Le dimanche 28 avril, lors du dernier jour du Festival littéraire international Metropolis Bleu 2024, a eu lieu l’événement A fatal couple : horror fiction and dystopia. La conférence sur le lien entre la dystopie et l’horreur, animée par Ingrid Bejerman, a fait salle comble : les 110 sièges disponibles étaient occupés et le fond de la salle rempli de spectateurs. Quatre auteures ont été rassemblées pour discuter de leur expérience avec l’horreur et la dystopie. Parmi les participantes se trouvaient Mariana Enríquez, Fernanda Trías, Bora Chung et Éléonore Goldberg : quatre écrivaines de différentes régions du monde dont le travail tourne autour de l’horreur.

Une réalité pire que la fiction

Le principal point ressortant de cet échange est que la réalité est souvent plus terrifiante que la fiction. L’auteure Mariana Enríquez mentionnait qu’aucune histoire qu’elle avait écrite ne lui avait faite peur même avec du recul. Selon elle, son passé en Argentine sous le régime dictatorial, son premier contact avec le sentiment de terreur, a été plus effrayant que la fiction qu’elle écrit. Cette ambiance, pouvant être considérée comme dystopique, qui régnait sur le pays à l’époque et cette presque impossibilité de réellement comprendre ce qui se passait ou d’en sortir ont été, pour elle, ses inspirations.

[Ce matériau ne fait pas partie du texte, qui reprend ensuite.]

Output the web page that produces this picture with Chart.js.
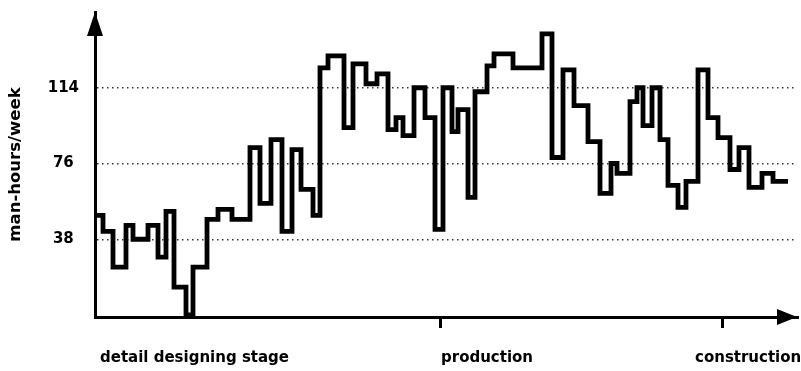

Fernanda Trías, originaire de l’Uruguay et dont la présence au festival a été rendue possible grâce au travail de l’ambassade, a eu une expérience assez similaire. Sous le régime politique totalitaire dans les années 70, le pays a connu une période sombre. L’auteure expliquait que la stratégie de ses parents devant la situation consistait à faire comme si cela n’existait pas et que c’est ce non-dit qui avait été, pour elle, son premier contact avec le sentiment de terreur. Elle ajoutait que, sans nécessairement vouloir reproduire ce sentiment dans sa pratique d’écriture, il était toujours omniprésent. 

© Magdalena Nitchi

Le cinéma au service de la littérature 

Un autre élément qui peut ressortir de cette discussion est que le cinéma a eu un grand impact sur le développement artistique de ces écrivaines. Lorsque l’animatrice leur a demandé quelles avaient été leurs premières influences, les quatre invitées ont toutes fait référence à un film sur lequel elles sont tombées par hasard quand elles étaient petites et qui les a marquées. 

Par exemple, Bora Chung a mentionné un film d’horreur coréen qu’elle a découvert quand elle était petite : The women who chases the killer butterfly. Il s’agissait d’un film avec le typique fantôme coréen aux longs cheveux noirs qui revient du monde des morts pour se venger de la femme de son maître. En le revoyant plusieurs années plus tard, elle a compris la perspective féministe du film (pourtant écrit par un homme), qui critique le comportement toxique de certains hommes qui vont préférer mettre la faute sur les femmes plutôt que de reconnaître leurs torts. Il s’agit d’une référence directe à des comportements réels qui, s’ils ne sont pas contrôlés, transforment le monde en dystopie. Encore une fois, cela prouve que la meilleure inspiration pour créer une fiction d’horreur est puisée dans la réalité.

Éléonore Goldberg, elle, expliquait qu’elle avait été marquée par un film dont elle n’a jamais réussi à retrouver le titre. Encore aujourd’hui, elle le cherche pour mettre un nom sur cette influence involontaire. L’action se déroule dans une sorte de manoir gothique hantée par l’esprit d’une femme dont le portrait est accroché au mur. La particularité terrifiante de ce fantôme est le trou béant au milieu de son visage. En effet, elle est tombée par hasard sur ce film quand elle était petite alors qu’elle était expatriée avec sa famille en République démocratique du Congo (qui s’appelait encore « Zaïre » à l’époque) où les mélanges entre invasions à domicile et crimes violents étaient fréquents. L’écrivaine a expliqué que cette image qu’elle a découverte dans un contexte de vulnérabilité physique et psychologique la suit encore maintenant.

Malgré la courte durée de l’échange entre les quatre auteures, le public a pu comprendre que les épreuves que subissent une personne peuvent être transformées en matériel de création (volontairement ou involontairement) et que le monde est bien souvent plus dystopique que la fiction.